Curator, Ann Temkin: Andre Cadere was born in Warsaw, grew up in Romania and came to Paris in the 1960s. There he joined the conceptual generation of artists who, in the 1970s wanted to take art out of the constricted environment of the gallery or the museum and into everyday life.
The way that Cadere did this was to develop a format he called his 'round wooden bars,' which he painted with a household paint in combinations ranging from three to seven colors. Cadere developed these pretty elementary patterns of color, like ABC BCA CAB, to determine the sequences in each bar. However, before he finished with one, he also inserted one flaw so that they would not be absolutely perfect.

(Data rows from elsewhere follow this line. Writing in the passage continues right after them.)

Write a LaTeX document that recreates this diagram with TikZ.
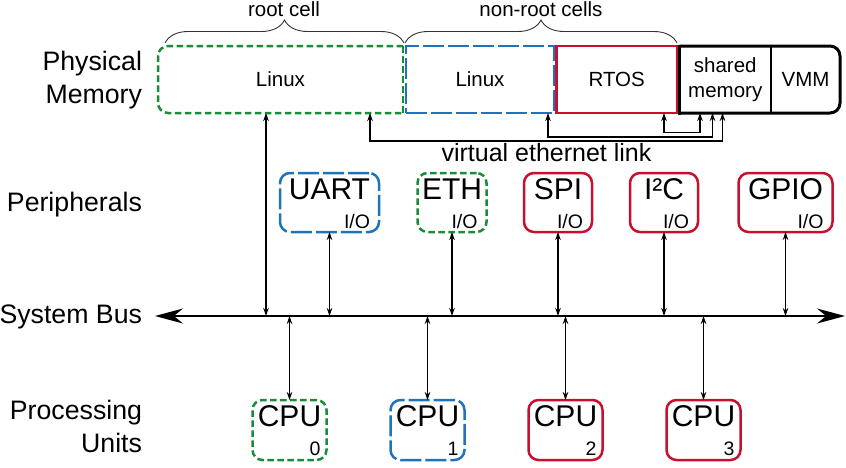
\documentclass[tikz,border=0pt]{standalone}
\usepackage{fontspec}
\setmainfont{Liberation Sans}
\usetikzlibrary{positioning,arrows.meta,decorations.pathreplacing}

\definecolor{cellgreen}{RGB}{25,140,55}
\definecolor{cellblue}{RGB}{30,115,185}
\definecolor{cellred}{RGB}{200,16,46}

\tikzset{
  every node/.style={inner sep=0pt, outer sep=0pt},
  rowlabel/.style={font=\fontsize{26.7}{33}\selectfont, align=right},
  memtext/.style={font=\fontsize{20.5}{25}\selectfont, align=center},
  memcell/.style={minimum height=67pt, line width=2.5pt},
  rootcell/.style={draw=cellgreen, dash pattern=on 6.5pt off 3.5pt},
  linuxcell/.style={draw=cellblue, dash pattern=on 21pt off 4pt},
  rtoscell/.style={draw=cellred},
  devbox/.style={line width=2.5pt, rounded corners=10pt, minimum height=59pt},
  cpubox/.style={line width=2.5pt, rounded corners=10pt, minimum width=74pt, minimum height=60pt},
  devtitle/.style={font=\fontsize{30}{30}\selectfont, anchor=base},
  devsub/.style={font=\fontsize{19.5}{20}\selectfont, anchor=base east},
  io/.style={line width=1.2pt, {Stealth[length=8pt,width=5.5pt]}-{Stealth[length=8pt,width=5.5pt]}},
  busline/.style={line width=2pt, {Stealth[length=28pt,width=15pt]}-{Stealth[length=28pt,width=15pt]}},
  cellbrace/.style={decorate, decoration={brace, amplitude=23pt}, line width=0.9pt, draw=black!80},
}

\begin{document}
\begin{tikzpicture}[x=1pt, y=-1pt]
    \useasboundingbox (0,0) rectangle (846,467);

    % row labels
    \node[rowlabel, anchor=east] (memlabel) at (142,79.6) {Physical\\Memory};
    \node[rowlabel, anchor=base east] (perlabel) at (142,211) {Peripherals};
    \node[rowlabel, anchor=base east] (buslabel) at (142,323) {System Bus};
    \node[rowlabel, anchor=east] (cpulabel) at (142,426.7) {Processing\\Units};

    % physical memory
    \node[memcell, memtext, minimum width=245pt] (memroot) at (280.5,79.5) {Linux};
    \node[memcell, memtext, linuxcell, minimum width=148pt, right=3pt of memroot] (memlin) {Linux};
    \node[memcell, memtext, rtoscell, minimum width=120.5pt, right=2.5pt of memlin] (memrtos) {RTOS};
    \node[memcell, memtext, minimum width=91.5pt, right=2.5pt of memrtos] (memshm) {shared\\memory};
    \node[memcell, memtext, minimum width=69pt, right=0pt of memshm] (memvmm) {VMM};
    \draw[rootcell, line width=2.5pt, rounded corners=10pt] (memroot.north east) -- (memroot.north west) -- (memroot.south west) -- (memroot.south east);
    \draw[rootcell, line width=2.5pt] (memroot.north east) -- (memroot.south east);
    \draw[line width=3pt, rounded corners=10pt] (memshm.north west) -- (memvmm.north east) -- (memvmm.south east) -- (memshm.south west);
    \draw[line width=3pt, line cap=rect] (memshm.north west) -- (memshm.south west);
    \draw[line width=2pt] (memshm.north east) -- (memshm.south east);

    % cells
    \draw[cellbrace] ([xshift=7pt,yshift=3pt]memroot.north west) -- ([xshift=1pt,yshift=3pt]memroot.north east);
    \draw[cellbrace] ([xshift=-1pt,yshift=3pt]memlin.north west) -- ([yshift=3pt]memrtos.north east);
    \node[memtext, anchor=base] (rootname) at (284,16.5) {root cell};
    \node[memtext, anchor=base] (nonrootname) at (541,16.5) {non-root cells};

    % virtual ethernet link
    \coordinate (vroot) at ([xshift=-33pt]memroot.south east);
    \coordinate (vlin) at ([xshift=-6pt]memlin.south east);
    \coordinate (vrtos) at ([xshift=-13pt]memrtos.south east);
    \coordinate (vshmA) at ([xshift=20.5pt]memshm.south west);
    \coordinate (vshmB) at ([xshift=33pt]memshm.south west);
    \coordinate (vshmC) at ([xshift=43pt]memshm.south west);
    \draw[io] (vroot) -- ++(0,28) -| (vshmC);
    \draw[io] (vlin) -- ++(0,24) -| (vshmB);
    \draw[io] (vrtos) -- ++(0,19.5) -| (vshmA);
    \node[font=\fontsize{25}{25}\selectfont, anchor=base] (veth) at (546.5,161.5) {virtual ethernet link};

    % peripherals
    \node[devbox, linuxcell, minimum width=99pt] (uart) at (329.5,202.5) {};
    \node[devbox, rootcell, minimum width=69pt] (eth) at (452,202.5) {};
    \node[devbox, rtoscell, minimum width=68pt] (spi) at (558,202.5) {};
    \node[devbox, rtoscell, minimum width=68pt] (iic) at (664,202.5) {};
    \node[devbox, rtoscell, minimum width=94pt] (gpio) at (785.5,202.5) {};
    \node[devtitle] (uartname) at ([yshift=-26pt]uart.north) {UART};
    \node[devtitle] (ethname) at ([yshift=-26pt]eth.north) {ETH};
    \node[devtitle] (spiname) at ([yshift=-26pt]spi.north) {SPI};
    \node[devtitle] (iicname) at ([yshift=-26pt]iic.north) {I²C};
    \node[devtitle] (gpioname) at ([yshift=-26pt]gpio.north) {GPIO};
    \node[devsub] (uartio) at ([xshift=-9pt,yshift=4pt]uart.south east) {I/O};
    \node[devsub] (ethio) at ([xshift=-9pt,yshift=4pt]eth.south east) {I/O};
    \node[devsub] (spiio) at ([xshift=-9pt,yshift=4pt]spi.south east) {I/O};
    \node[devsub] (iicio) at ([xshift=-9pt,yshift=4pt]iic.south east) {I/O};
    \node[devsub] (gpioio) at ([xshift=-9pt,yshift=4pt]gpio.south east) {I/O};

    % system bus
    \coordinate (busW) at (155,316);
    \coordinate (busE) at (845,316);
    \draw[busline] (busW) -- (busE);

    % processing units
    \node[cpubox, rootcell] (cpu0) at (289.5,430) {};
    \node[cpubox, linuxcell] (cpu1) at (427.5,430) {};
    \node[cpubox, rtoscell] (cpu2) at (565.5,430) {};
    \node[cpubox, rtoscell] (cpu3) at (703.5,430) {};
    \node[devtitle] (cpu0name) at ([yshift=-26pt]cpu0.north) {CPU};
    \node[devtitle] (cpu1name) at ([yshift=-26pt]cpu1.north) {CPU};
    \node[devtitle] (cpu2name) at ([yshift=-26pt]cpu2.north) {CPU};
    \node[devtitle] (cpu3name) at ([yshift=-26pt]cpu3.north) {CPU};
    \node[devsub] (cpu0num) at ([xshift=-6pt,yshift=5pt]cpu0.south east) {0};
    \node[devsub] (cpu1num) at ([xshift=-6pt,yshift=5pt]cpu1.south east) {1};
    \node[devsub] (cpu2num) at ([xshift=-6pt,yshift=5pt]cpu2.south east) {2};
    \node[devsub] (cpu3num) at ([xshift=-6pt,yshift=5pt]cpu3.south east) {3};

    % bus connections
    \coordinate (memtap) at ([xshift=108pt]memroot.south west);
    \draw[io] (memtap) -- (memtap |- busW);
    \draw[io] (uart.south) -- (uart.south |- busW);
    \draw[io] (eth.south) -- (eth.south |- busW);
    \draw[io] (spi.south) -- (spi.south |- busW);
    \draw[io] (iic.south) -- (iic.south |- busW);
    \draw[io] (gpio.south) -- (gpio.south |- busW);
    \draw[io] (cpu0.north |- busW) -- (cpu0.north);
    \draw[io] (cpu1.north |- busW) -- (cpu1.north);
    \draw[io] (cpu2.north |- busW) -- (cpu2.north);
    \draw[io] (cpu3.north |- busW) -- (cpu3.north);
\end{tikzpicture}
\end{document}
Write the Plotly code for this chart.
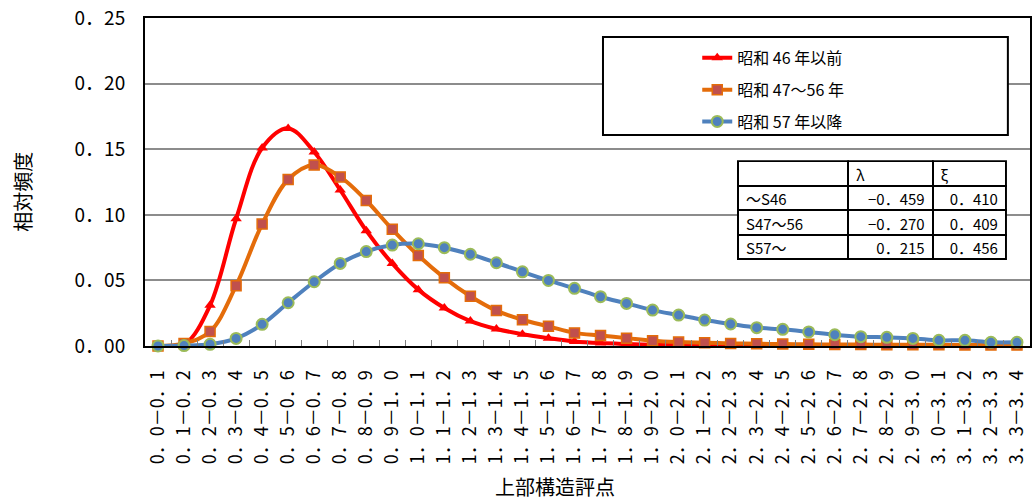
import plotly.graph_objects as go

# ── data ─────────────────────────────────────────────
categories = [
    "0．0－0．1", "0．1－0．2", "0．2－0．3", "0．3－0．4", "0．4－0．5",
    "0．5－0．6", "0．6－0．7", "0．7－0．8", "0．8－0．9", "0．9－1．0",
    "1．0－1．1", "1．1－1．2", "1．2－1．3", "1．3－1．4", "1．4－1．5",
    "1．5－1．6", "1．6－1．7", "1．7－1．8", "1．8－1．9", "1．9－2．0",
    "2．0－2．1", "2．1－2．2", "2．2－2．3", "2．3－2．4", "2．4－2．5",
    "2．5－2．6", "2．6－2．7", "2．7－2．8", "2．8－2．9", "2．9－3．0",
    "3．0－3．1", "3．1－3．2", "3．2－3．3", "3．3－3．4",
]

s46 = [0.000, 0.001, 0.031, 0.097, 0.151, 0.166, 0.148, 0.119, 0.088, 0.063,
       0.043, 0.029, 0.019, 0.013, 0.009, 0.006, 0.0035, 0.0022, 0.0015, 0.001,
       0.0008, 0.0006, 0.0005, 0.0004, 0.0003, 0.0003, 0.0002, 0.0002, 0.0002, 0.0001,
       0.0001, 0.0001, 0.0001, 0.0001]

s47_56 = [0.000, 0.002, 0.011, 0.046, 0.093, 0.127, 0.138, 0.129, 0.111, 0.089,
          0.069, 0.052, 0.038, 0.027, 0.020, 0.015, 0.010, 0.008, 0.006, 0.004,
          0.003, 0.0025, 0.002, 0.0017, 0.0015, 0.0013, 0.0012, 0.0011, 0.001, 0.001,
          0.0009, 0.0008, 0.0008, 0.0007]

s57 = [0.000, 0.0003, 0.0013, 0.0058, 0.0165, 0.033, 0.049, 0.063, 0.072, 0.077,
       0.078, 0.075, 0.070, 0.0635, 0.0566, 0.050, 0.044, 0.0376, 0.0325, 0.0274,
       0.0236, 0.0198, 0.0168, 0.014, 0.0127, 0.0107, 0.0086, 0.0071, 0.0066, 0.0058,
       0.0043, 0.0043, 0.0028, 0.0028]

series_names = ["昭和 46 年以前", "昭和 47～56 年", "昭和 57 年以降"]

y_tickvals = [0.00, 0.05, 0.10, 0.15, 0.20, 0.25]
y_ticktext = ["0．00", "0．05", "0．10", "0．15", "0．20", "0．25"]

# parameter table
table_header = ["", "λ", "ξ"]
table_rows = ["～S46", "S47～56", "S57～"]
table_lambda = ["−0．459", "−0．270", "0．215"]
table_xi = ["0．410", "0．409", "0．456"]

FONT = "Noto Sans CJK JP"

fig = go.Figure()

# ── curves (smoothed, Excel style) ───────────────────
fig.add_trace(go.Scatter(
    x=categories, y=s46, name=series_names[0], legendgroup="a",
    mode="lines+markers", line=dict(color="#ff0000", width=4, shape="spline", smoothing=1),
    marker=dict(symbol="triangle-up", size=10, color="#ff0000"),
    cliponaxis=False,
))
fig.add_trace(go.Scatter(
    x=categories, y=s47_56, name=series_names[1], legendgroup="b",
    mode="lines+markers", line=dict(color="#e46c0a", width=4, shape="spline", smoothing=1),
    marker=dict(symbol="square", size=10, color="#c0504d", line=dict(color="#e46c0a", width=1.5)),
    cliponaxis=False,
))
fig.add_trace(go.Scatter(
    x=categories, y=s57, name=series_names[2], legendgroup="c",
    mode="lines+markers", line=dict(color="#4f81bd", width=4, shape="spline", smoothing=1),
    marker=dict(symbol="circle", size=11, color="#4f81bd", line=dict(color="#9bbb59", width=2)),
    cliponaxis=False,
))

# ── parameter table ──────────────────────────────────
fig.add_trace(go.Table(
    domain=dict(x=[0.670, 0.973], y=[0.255, 0.563]),
    columnwidth=[110, 84, 73],
    header=dict(
        values=table_header, height=24.5, align="left",
        fill_color="white", line=dict(color="black", width=2),
        font=dict(family=FONT, size=15, color="black"),
    ),
    cells=dict(
        values=[table_rows, table_lambda, table_xi], height=24.5,
        align=["left", "right", "right"],
        fill_color="white", line=dict(color="black", width=2),
        font=dict(family=FONT, size=15, color="black"),
    ),
))

# legend frame
fig.add_shape(type="rect", xref="paper", yref="paper",
              x0=0.5175, x1=0.975, y0=0.643, y1=0.942,
              line=dict(color="black", width=2), fillcolor="white", layer="above")

fig.add_annotation(text="上部構造評点", xref="paper", yref="paper", x=0.463, y=-0.427,
                   xanchor="center", yanchor="middle",
                   showarrow=False, font=dict(family=FONT, size=20, color="black"))
fig.add_annotation(text="相対頻度", xref="paper", yref="paper", x=-0.138, y=0.47,
                   xanchor="center", yanchor="middle",
                   textangle=-90, showarrow=False, font=dict(family=FONT, size=20, color="black"))

fig.update_layout(
    width=1032, height=500,
    margin=dict(l=145, r=2, t=18, b=154),
    plot_bgcolor="white", paper_bgcolor="white",
    font=dict(family=FONT, size=16, color="black"),
    showlegend=True,
    legend=dict(
        x=0.624, y=0.93, xanchor="left", yanchor="top",
        bgcolor="rgba(0,0,0,0)", borderwidth=0,
        traceorder="grouped", tracegroupgap=8,
        font=dict(family=FONT, size=16, color="black"),
    ),
    xaxis=dict(
        type="category", range=[-0.5, 33.5], automargin=False,
        showgrid=False, zeroline=False,
        showline=True, linecolor="black", linewidth=2, mirror=True,
        ticks="inside", tickson="boundaries", ticklen=6, tickcolor="#808080",
        tickangle=-90, ticklabelstandoff=15,
        tickfont=dict(family=FONT, size=18, color="black"),
    ),
    yaxis=dict(
        range=[0, 0.2502], tickvals=y_tickvals, ticktext=y_ticktext, automargin=False,
        showgrid=True, gridcolor="#8c8c8c", gridwidth=1.5, zeroline=False,
        showline=True, linecolor="black", linewidth=2, mirror=True,
        ticks="", ticklabelstandoff=14, ticklabeloverflow="allow",
        tickfont=dict(family=FONT, size=19, color="black"),
    ),
)

# drop the page's default 8px body margin so the figure fills the window
fig.write_html("out.html", config={"displayModeBar": False},
               post_script="document.body.style.margin='0';")
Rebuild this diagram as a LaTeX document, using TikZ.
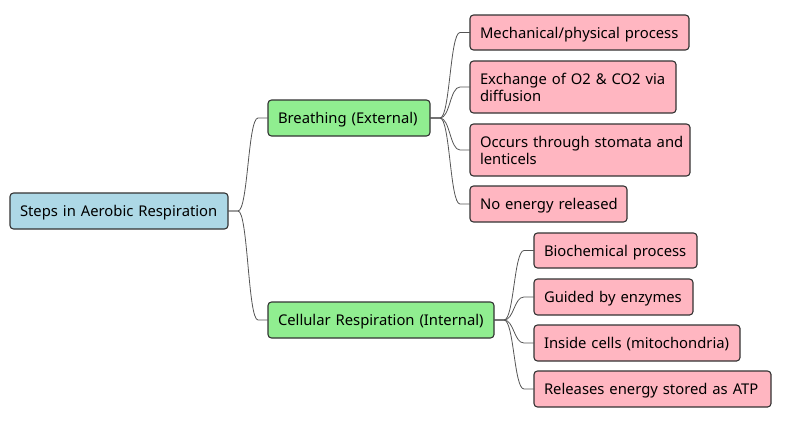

Cadere made 200 of these bars, about couple hundred of these bars all in very bold, bright, almost childlike colors that had the kind of feeling of kindergarten blocks or wooden beads. He would take these bars, and …walk around the city holding one over his shoulder or under his arm. And he would enter a gallery setting and walk around with his bar. He might bring one into a subway, into a café, into a store. These were performance pieces as much as sculptures.
Cadere died of cancer in 1978. Today, of course we have no Cadere, but we do have the bars. And we have with them a very strong sense… of what a sculpture could be in relation to a human body and in relation to a lived life. As opposed to a sculpture as something that sits frozen on a pedestal.